** START OF DATASET EXCERPT **
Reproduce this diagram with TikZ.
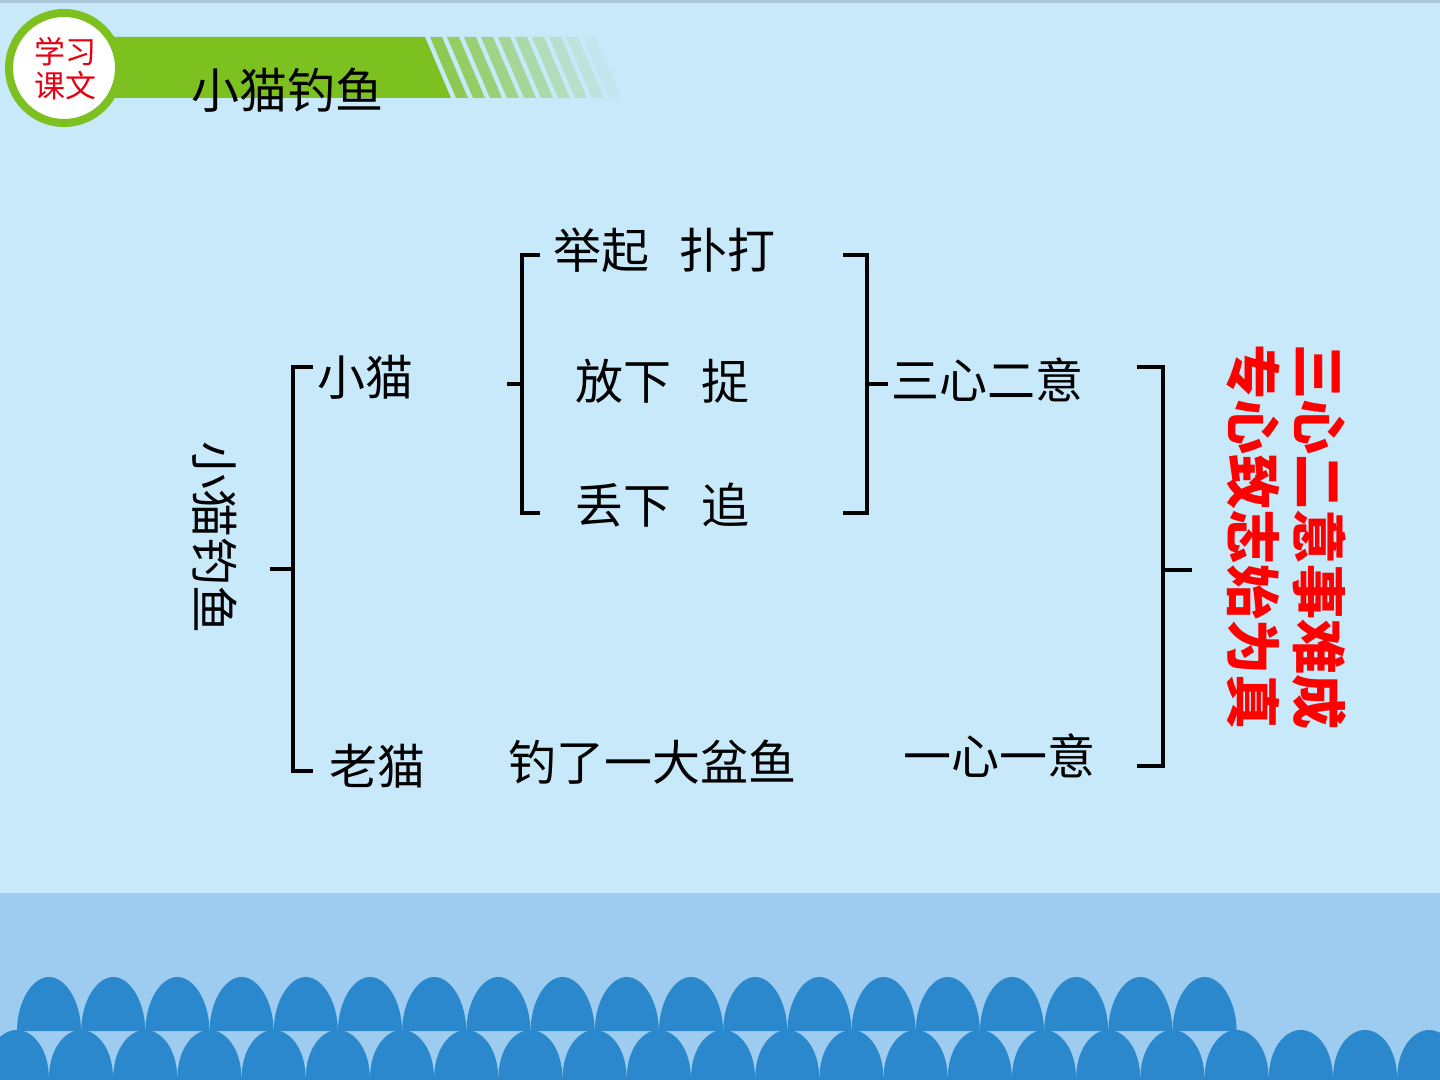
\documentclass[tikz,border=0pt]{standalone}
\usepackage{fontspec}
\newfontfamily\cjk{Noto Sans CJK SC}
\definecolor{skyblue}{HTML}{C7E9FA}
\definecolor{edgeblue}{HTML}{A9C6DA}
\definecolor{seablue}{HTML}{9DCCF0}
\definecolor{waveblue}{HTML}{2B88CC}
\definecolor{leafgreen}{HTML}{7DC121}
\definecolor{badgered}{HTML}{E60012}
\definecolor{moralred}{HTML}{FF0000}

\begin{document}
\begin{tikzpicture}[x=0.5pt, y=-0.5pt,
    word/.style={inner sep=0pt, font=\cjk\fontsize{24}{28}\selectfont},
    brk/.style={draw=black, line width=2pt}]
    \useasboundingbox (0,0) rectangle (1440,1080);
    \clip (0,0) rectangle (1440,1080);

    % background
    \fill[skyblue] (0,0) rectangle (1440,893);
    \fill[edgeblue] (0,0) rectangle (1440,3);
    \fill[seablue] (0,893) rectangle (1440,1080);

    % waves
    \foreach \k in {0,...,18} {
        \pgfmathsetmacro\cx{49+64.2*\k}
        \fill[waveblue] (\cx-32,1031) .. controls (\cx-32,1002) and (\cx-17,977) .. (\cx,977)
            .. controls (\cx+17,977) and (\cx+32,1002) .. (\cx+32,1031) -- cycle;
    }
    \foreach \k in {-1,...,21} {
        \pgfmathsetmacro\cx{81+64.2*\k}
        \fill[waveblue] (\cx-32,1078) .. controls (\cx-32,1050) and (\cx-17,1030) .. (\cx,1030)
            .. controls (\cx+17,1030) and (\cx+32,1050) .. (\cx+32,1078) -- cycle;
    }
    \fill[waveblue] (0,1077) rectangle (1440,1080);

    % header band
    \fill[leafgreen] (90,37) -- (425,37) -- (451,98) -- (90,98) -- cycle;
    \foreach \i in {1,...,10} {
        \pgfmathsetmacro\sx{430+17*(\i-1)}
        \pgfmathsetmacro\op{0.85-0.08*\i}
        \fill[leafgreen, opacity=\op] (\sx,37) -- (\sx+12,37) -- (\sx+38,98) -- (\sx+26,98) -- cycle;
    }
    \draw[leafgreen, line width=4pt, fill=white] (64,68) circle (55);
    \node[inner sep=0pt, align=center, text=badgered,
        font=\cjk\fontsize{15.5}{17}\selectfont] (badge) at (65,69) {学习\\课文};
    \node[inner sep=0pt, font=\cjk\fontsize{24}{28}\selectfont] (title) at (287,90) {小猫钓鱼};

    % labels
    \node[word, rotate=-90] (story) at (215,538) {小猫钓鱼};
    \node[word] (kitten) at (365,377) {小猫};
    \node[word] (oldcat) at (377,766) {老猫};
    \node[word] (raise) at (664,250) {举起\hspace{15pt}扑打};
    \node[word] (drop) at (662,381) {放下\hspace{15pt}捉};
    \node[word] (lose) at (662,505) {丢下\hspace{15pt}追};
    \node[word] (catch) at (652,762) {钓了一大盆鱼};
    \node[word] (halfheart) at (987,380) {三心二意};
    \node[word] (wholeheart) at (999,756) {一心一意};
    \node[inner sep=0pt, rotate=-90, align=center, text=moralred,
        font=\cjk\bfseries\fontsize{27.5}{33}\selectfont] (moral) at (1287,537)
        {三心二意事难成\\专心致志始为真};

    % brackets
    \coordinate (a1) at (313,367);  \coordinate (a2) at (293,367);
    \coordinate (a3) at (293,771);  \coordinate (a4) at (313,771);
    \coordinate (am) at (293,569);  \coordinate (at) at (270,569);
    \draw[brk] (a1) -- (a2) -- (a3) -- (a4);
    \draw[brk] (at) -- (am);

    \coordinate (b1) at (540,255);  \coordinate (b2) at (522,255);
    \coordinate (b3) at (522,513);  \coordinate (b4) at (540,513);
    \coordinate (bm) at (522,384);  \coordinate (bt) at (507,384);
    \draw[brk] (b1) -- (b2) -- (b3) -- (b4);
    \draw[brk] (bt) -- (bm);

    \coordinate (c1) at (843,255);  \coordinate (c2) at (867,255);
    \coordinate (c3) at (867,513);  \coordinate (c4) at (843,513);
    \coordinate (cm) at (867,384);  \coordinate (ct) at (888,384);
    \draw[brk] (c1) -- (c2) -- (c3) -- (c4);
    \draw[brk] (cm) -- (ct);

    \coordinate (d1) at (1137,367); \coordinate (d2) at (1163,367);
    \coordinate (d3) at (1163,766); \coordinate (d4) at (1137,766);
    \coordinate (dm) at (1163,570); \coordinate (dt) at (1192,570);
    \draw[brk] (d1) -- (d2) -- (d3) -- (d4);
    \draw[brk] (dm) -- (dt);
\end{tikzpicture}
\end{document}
** END OF DATASET EXCERPT **
Give again, word for word, every line from the top of the data above to the line holding "(0,1077) rectangle (1440,1080);", inclusive, with the pictures left out.

• **ANSWER BELOW**:
Reproduce this diagram with TikZ.
\documentclass[tikz,border=0pt]{standalone}
\usepackage{fontspec}
\newfontfamily\cjk{Noto Sans CJK SC}
\definecolor{skyblue}{HTML}{C7E9FA}
\definecolor{edgeblue}{HTML}{A9C6DA}
\definecolor{seablue}{HTML}{9DCCF0}
\definecolor{waveblue}{HTML}{2B88CC}
\definecolor{leafgreen}{HTML}{7DC121}
\definecolor{badgered}{HTML}{E60012}
\definecolor{moralred}{HTML}{FF0000}

\begin{document}
\begin{tikzpicture}[x=0.5pt, y=-0.5pt,
    word/.style={inner sep=0pt, font=\cjk\fontsize{24}{28}\selectfont},
    brk/.style={draw=black, line width=2pt}]
    \useasboundingbox (0,0) rectangle (1440,1080);
    \clip (0,0) rectangle (1440,1080);

    % background
    \fill[skyblue] (0,0) rectangle (1440,893);
    \fill[edgeblue] (0,0) rectangle (1440,3);
    \fill[seablue] (0,893) rectangle (1440,1080);

    % waves
    \foreach \k in {0,...,18} {
        \pgfmathsetmacro\cx{49+64.2*\k}
        \fill[waveblue] (\cx-32,1031) .. controls (\cx-32,1002) and (\cx-17,977) .. (\cx,977)
            .. controls (\cx+17,977) and (\cx+32,1002) .. (\cx+32,1031) -- cycle;
    }
    \foreach \k in {-1,...,21} {
        \pgfmathsetmacro\cx{81+64.2*\k}
        \fill[waveblue] (\cx-32,1078) .. controls (\cx-32,1050) and (\cx-17,1030) .. (\cx,1030)
            .. controls (\cx+17,1030) and (\cx+32,1050) .. (\cx+32,1078) -- cycle;
    }
    \fill[waveblue] (0,1077) rectangle (1440,1080);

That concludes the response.